-- Begin --
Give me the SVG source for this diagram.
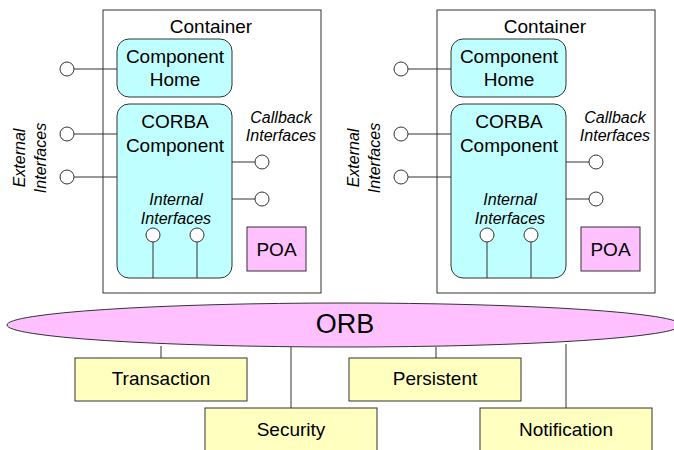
<svg xmlns="http://www.w3.org/2000/svg" width="674" height="450" viewBox="0 0 674 450">
<style>
text{font-family:"Liberation Sans",Arial,sans-serif;fill:#000}
.cont{fill:#fff;stroke:#333;stroke-width:1}
.comp{fill:#c0ffff;stroke:#333;stroke-width:1}
.poa{fill:#ffc0ff;stroke:#333;stroke-width:1}
.svc{fill:#ffffc0;stroke:#333;stroke-width:1}
.port{fill:#fff;stroke:#333;stroke-width:1}
.ln{stroke:#333;stroke-width:1;fill:none}
.big{font-size:19px;text-anchor:middle}
.it{font-size:16px;font-style:italic;text-anchor:middle}
.svt{font-size:19px;text-anchor:middle}
</style>
<g id="container-left">
<rect class="cont" x="103" y="10" width="218" height="283"/>
<text class="big" x="211" y="33">Container</text>
</g>
<g id="home-left">
<rect class="comp" x="117" y="39" width="115" height="58" rx="12"/>
<text class="big" x="175" y="63">Component</text>
<text class="big" x="175" y="86">Home</text>
</g>
<g id="corba-left">
<rect class="comp" x="117" y="104" width="115" height="174" rx="12"/>
<text class="big" x="175" y="128">CORBA</text>
<text class="big" x="175" y="152">Component</text>
<text class="it" x="176" y="205">Internal</text>
<text class="it" x="176" y="224">Interfaces</text>
</g>
<g id="poa-left">
<rect class="poa" x="247" y="227" width="59" height="44"/>
<text class="big" x="276.5" y="256">POA</text>
</g>
<g id="labels-left">
<text class="it" transform="translate(25,158) rotate(-90)">External</text>
<text class="it" transform="translate(46,158) rotate(-90)">Interfaces</text>
<text class="it" x="281" y="123">Callback</text>
<text class="it" x="281" y="141">Interfaces</text>
</g>
<g id="container-right">
<rect class="cont" x="437" y="10" width="218" height="283"/>
<text class="big" x="545" y="33">Container</text>
</g>
<g id="home-right">
<rect class="comp" x="451" y="39" width="115" height="58" rx="12"/>
<text class="big" x="509" y="63">Component</text>
<text class="big" x="509" y="86">Home</text>
</g>
<g id="corba-right">
<rect class="comp" x="451" y="104" width="115" height="174" rx="12"/>
<text class="big" x="509" y="128">CORBA</text>
<text class="big" x="509" y="152">Component</text>
<text class="it" x="510" y="205">Internal</text>
<text class="it" x="510" y="224">Interfaces</text>
</g>
<g id="poa-right">
<rect class="poa" x="581" y="227" width="59" height="44"/>
<text class="big" x="610.5" y="256">POA</text>
</g>
<g id="labels-right">
<text class="it" transform="translate(359,158) rotate(-90)">External</text>
<text class="it" transform="translate(380,158) rotate(-90)">Interfaces</text>
<text class="it" x="615" y="123">Callback</text>
<text class="it" x="615" y="141">Interfaces</text>
</g>
<g id="orb">
<ellipse cx="344" cy="325" rx="337" ry="22" fill="#ffc0ff" stroke="#333" stroke-width="1"/>
<text x="345" y="333" font-size="27" text-anchor="middle">ORB</text>
</g>
<g id="transaction">
<rect class="svc" x="75" y="358" width="172" height="43"/>
<text class="svt" x="161" y="385">Transaction</text>
</g>
<g id="persistent">
<rect class="svc" x="349" y="358" width="172" height="43"/>
<text class="svt" x="435" y="385">Persistent</text>
</g>
<g id="security">
<rect class="svc" x="205" y="408" width="172" height="50"/>
<text class="svt" x="291" y="436">Security</text>
</g>
<g id="notification">
<rect class="svc" x="480" y="408" width="172" height="50"/>
<text class="svt" x="566" y="436">Notification</text>
</g>
<g id="connectors">
<path class="ln" d="M74 69H117M74 134H117M74 177H117M232 162H255M232 199H255M153 242V278M197 242V278"/>
<path class="ln" d="M408 69H451M408 134H451M408 177H451M566 162H589M566 199H589M487 242V278M531 242V278"/>
<path class="ln" d="M161 346V358M291 347V408M436 347V358M566 344V408"/>
<circle class="port" cx="67" cy="69" r="7"/>
<circle class="port" cx="67" cy="134" r="7"/>
<circle class="port" cx="67" cy="177" r="7"/>
<circle class="port" cx="262" cy="162" r="7"/>
<circle class="port" cx="262" cy="199" r="7"/>
<circle class="port" cx="153" cy="235" r="7"/>
<circle class="port" cx="197" cy="235" r="7"/>
<circle class="port" cx="401" cy="69" r="7"/>
<circle class="port" cx="401" cy="134" r="7"/>
<circle class="port" cx="401" cy="177" r="7"/>
<circle class="port" cx="596" cy="162" r="7"/>
<circle class="port" cx="596" cy="199" r="7"/>
<circle class="port" cx="487" cy="235" r="7"/>
<circle class="port" cx="531" cy="235" r="7"/>
</g>
</svg>
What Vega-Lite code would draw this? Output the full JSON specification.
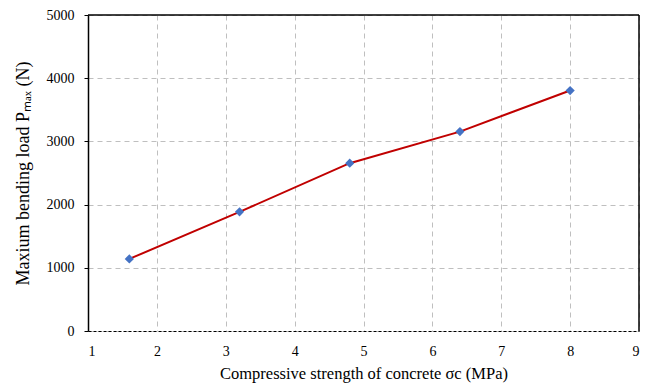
{
  "$schema": "https://vega.github.io/schema/vega-lite/v6.json",
  "width": 551,
  "height": 316,
  "autosize": {"type": "none"},
  "padding": {"left": 88, "top": 15, "right": 11, "bottom": 54},
  "background": "white",
  "config": {
    "view": {"stroke": null},
    "font": "Liberation Serif",
    "axis": {
      "labelFont": "Liberation Serif",
      "titleFont": "Liberation Serif",
      "labelColor": "black",
      "titleColor": "black",
      "labelFontSize": 14,
      "titleFontWeight": "normal",
      "gridColor": "#bfbfbf",
      "gridDash": [5, 4],
      "gridWidth": 1,
      "tickColor": "black",
      "tickSize": 4,
      "format": "d"
    }
  },
  "data": {
    "values": [
      {"strength": 1.6, "load": 1140},
      {"strength": 3.2, "load": 1885},
      {"strength": 4.8, "load": 2655},
      {"strength": 6.4, "load": 3155},
      {"strength": 8.0, "load": 3805}
    ]
  },
  "layer": [
    {
      "mark": {"type": "line", "color": "#c00000", "strokeWidth": 2},
      "encoding": {
        "x": {
          "field": "strength",
          "type": "quantitative",
          "scale": {"domain": [1, 9], "nice": false},
          "axis": {
            "values": [1, 2, 3, 4, 5, 6, 7, 8, 9],
            "format": "d",
            "title": "Compressive strength of concrete σc (MPa)",
            "titleFontSize": 16.5,
            "titlePadding": 7,
            "labelPadding": 13,
            "domainColor": "black",
            "domainDash": [3, 2],
            "domainWidth": 1,
            "ticks": false
          }
        },
        "y": {
          "field": "load",
          "type": "quantitative",
          "scale": {"domain": [0, 5000], "nice": false},
          "axis": {
            "values": [0, 1000, 2000, 3000, 4000, 5000],
            "format": "d",
            "title": "Maxium bending load Pₘₐₓ (N)",
            "titleFontSize": 18,
            "titlePadding": 14,
            "labelPadding": 10,
            "domainColor": "black",
            "domainWidth": 1.5
          }
        }
      }
    },
    {
      "mark": {"type": "point", "shape": "diamond", "filled": true, "color": "#4472c4", "size": 85, "opacity": 1},
      "encoding": {
        "x": {"field": "strength", "type": "quantitative"},
        "y": {"field": "load", "type": "quantitative"}
      }
    },
    {
      "data": {"values": [{"edge": "top"}]},
      "mark": {"type": "rule", "color": "black", "strokeWidth": 1.5},
      "encoding": {"y": {"datum": 5000, "type": "quantitative"}}
    },
    {
      "data": {"values": [{"edge": "right"}]},
      "mark": {"type": "rule", "color": "black", "strokeWidth": 1.5},
      "encoding": {"x": {"datum": 9, "type": "quantitative"}}
    }
  ]
}
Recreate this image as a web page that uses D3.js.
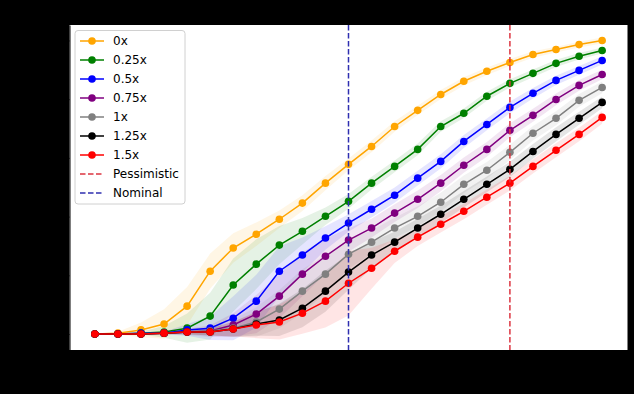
<!DOCTYPE html>
<html>
<head>
<meta charset="utf-8">
<script src="https://cdn.jsdelivr.net/npm/d3@7/dist/d3.min.js"></script>
<style>
html,body{margin:0;padding:0;background:#000;}
svg{display:block;}
</style>
</head>
<body>
<svg id="chart" width="634" height="394"></svg>
<script>
// ---- data ----
const steps = d3.range(23); // x index 0..22
const seriesNames = ["0x","0.25x","0.5x","0.75x","1x","1.25x","1.5x"];
const seriesColors = ["orange","green","blue","purple","gray","black","red"];

const mean0x   = [0,0.003,0.014,0.034,0.095,0.214,0.293,0.340,0.391,0.446,0.514,0.578,0.639,0.707,0.762,0.816,0.861,0.895,0.925,0.952,0.969,0.986,1.0];
const mean025x = [0,0,0.003,0.007,0.020,0.061,0.167,0.238,0.303,0.350,0.401,0.452,0.514,0.571,0.629,0.707,0.752,0.810,0.854,0.888,0.922,0.946,0.966];
const mean05x  = [0,0,0.003,0.003,0.014,0.020,0.054,0.112,0.214,0.269,0.327,0.378,0.425,0.473,0.531,0.588,0.656,0.714,0.772,0.820,0.864,0.898,0.932];
const mean075x = [0,0,0,0.003,0.007,0.010,0.031,0.068,0.129,0.204,0.265,0.320,0.361,0.412,0.459,0.514,0.575,0.629,0.694,0.745,0.799,0.847,0.884];
const mean1x   = [0,0,0,0.003,0.007,0.010,0.020,0.041,0.085,0.146,0.204,0.272,0.313,0.361,0.401,0.449,0.510,0.558,0.619,0.684,0.735,0.796,0.840];
const mean125x = [0,0,0,0.003,0.007,0.007,0.017,0.034,0.048,0.088,0.146,0.211,0.269,0.313,0.361,0.408,0.459,0.510,0.561,0.622,0.680,0.735,0.789];
const mean15x  = [0,0,0,0.003,0.007,0.007,0.017,0.031,0.041,0.071,0.112,0.173,0.224,0.282,0.330,0.374,0.418,0.466,0.514,0.571,0.626,0.680,0.738];

const std0x   = [0,0.005,0.025,0.05,0.065,0.06,0.05,0.04,0.03,0.027,0.024,0.02,0.02,0.018,0.016,0.015,0.014,0.013,0.012,0.011,0.01,0.01,0.01];
const std025x = [0,0,0.005,0.02,0.05,0.08,0.09,0.085,0.065,0.045,0.03,0.025,0.022,0.02,0.02,0.018,0.016,0.015,0.014,0.013,0.012,0.011,0.01];
const std05x  = [0,0,0,0.005,0.02,0.04,0.075,0.09,0.085,0.06,0.04,0.03,0.028,0.026,0.025,0.024,0.022,0.02,0.02,0.018,0.016,0.015,0.014];
const std075x = [0,0,0,0.003,0.01,0.02,0.04,0.065,0.075,0.075,0.06,0.04,0.032,0.03,0.03,0.028,0.026,0.025,0.024,0.022,0.02,0.018,0.016];
const std1x   = [0,0,0,0.003,0.008,0.015,0.03,0.05,0.065,0.075,0.065,0.05,0.04,0.035,0.034,0.032,0.03,0.028,0.026,0.025,0.024,0.022,0.02];
const std125x = [0,0,0,0.003,0.008,0.012,0.025,0.04,0.055,0.065,0.07,0.06,0.045,0.035,0.032,0.03,0.028,0.027,0.026,0.025,0.024,0.022,0.02];
const std15x  = [0,0,0,0.003,0.008,0.012,0.025,0.045,0.06,0.07,0.09,0.11,0.07,0.04,0.03,0.028,0.027,0.026,0.025,0.024,0.024,0.023,0.022];

const means = [mean0x,mean025x,mean05x,mean075x,mean1x,mean125x,mean15x];
const stds  = [std0x,std025x,std05x,std075x,std1x,std125x,std15x];

const nominalStep = 11;
const pessimisticStep = 18;
const refLines = [
  {name:"Pessimistic", step:pessimisticStep, color:"#dc3440"},
  {name:"Nominal", step:nominalStep, color:"#2f2fb0"}
];

// ---- layout ----
const svg = d3.select("#chart");
const W = 634, H = 394;
const plot = {left:69.5, top:25, right:627.5, bottom:350};

svg.append("rect").attr("width",W).attr("height",H).attr("fill","#000");
svg.append("rect").attr("x",plot.left).attr("y",plot.top)
  .attr("width",plot.right-plot.left).attr("height",plot.bottom-plot.top).attr("fill","#fff");

const x = d3.scaleLinear().domain([-1.1, 23.1]).range([plot.left, plot.right]);
const y = d3.scaleLinear().domain([-0.0544, 1.0527]).range([plot.bottom, plot.top]);

// axes (black, on black background)
const gx = svg.append("g").attr("transform",`translate(0,${plot.bottom})`)
  .call(d3.axisBottom(x).ticks(6).tickSizeOuter(0));
const gy = svg.append("g").attr("transform",`translate(${plot.left},0)`)
  .call(d3.axisLeft(y).ticks(6).tickSizeOuter(0));
[gx,gy].forEach(g=>{
  g.selectAll("path,line").attr("stroke","#000");
  g.selectAll("text").attr("fill","#000").style("font-family","DejaVu Sans").style("font-size","12px");
});

svg.append("defs").append("clipPath").attr("id","clip")
  .append("rect").attr("x",plot.left).attr("y",plot.top)
  .attr("width",plot.right-plot.left).attr("height",plot.bottom-plot.top);
const g = svg.append("g").attr("clip-path","url(#clip)");

const area = d3.area()
  .x(d=>x(d.i)).y0(d=>y(d.m-d.s)).y1(d=>y(d.m+d.s));
const line = d3.line().x(d=>x(d.i)).y(d=>y(d.m));

means.forEach((m,k)=>{
  const data = steps.map(i=>({i, m:m[i], s:stds[k][i]}));
  g.append("path").datum(data).attr("d",area)
    .attr("fill",seriesColors[k]).attr("fill-opacity",0.1).attr("stroke","none");
});
means.forEach((m,k)=>{
  const data = steps.map(i=>({i, m:m[i]}));
  g.append("path").datum(data).attr("d",line)
    .attr("fill","none").attr("stroke",seriesColors[k]).attr("stroke-width",1.5);
  g.selectAll(null).data(data).enter().append("circle")
    .attr("cx",d=>x(d.i)).attr("cy",d=>y(d.m)).attr("r",3.8)
    .attr("fill",seriesColors[k]);
});
refLines.forEach(r=>{
  g.append("line").attr("x1",x(r.step)).attr("x2",x(r.step))
    .attr("y1",plot.top).attr("y2",plot.bottom)
    .attr("stroke",r.color).attr("stroke-width",1.5).attr("stroke-dasharray","5.5,2.5");
});

// ---- legend ----
const lg = svg.append("g").attr("transform","translate(75,30.5)");
lg.append("rect").attr("x",0).attr("y",0).attr("width",110).attr("height",173.5)
  .attr("rx",3).attr("fill","#fff").attr("fill-opacity",0.85)
  .attr("stroke","#d0d0d0").attr("stroke-width",1);
const items = seriesNames.map((n,k)=>({name:n,color:seriesColors[k],dash:false}))
  .concat(refLines.map(r=>({name:r.name,color:r.color,dash:true})));
items.forEach((it,k)=>{
  const yy = 10.5 + k*19;
  lg.append("line").attr("x1",5).attr("x2",29).attr("y1",yy).attr("y2",yy)
    .attr("stroke",it.color).attr("stroke-width",1.5)
    .attr("stroke-dasharray",it.dash?"5.5,2.5":null);
  if(!it.dash) lg.append("circle").attr("cx",17).attr("cy",yy).attr("r",3.8).attr("fill",it.color);
  lg.append("text").attr("x",38).attr("y",yy).attr("dy","0.36em")
    .style("font-family","DejaVu Sans").style("font-size","12px").attr("fill","#000")
    .text(it.name);
});
</script>
</body>
</html>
-- End --
WHAT THE EXERCISE ASKS >>
Read the entries and show each line that mentions "this".

TASK RESPONSE >>
Give me the SVG source for this diagram.
What Vega-Lite code would draw this? Output the full JSON specification.
Recreate this image as a web page that uses D3.js.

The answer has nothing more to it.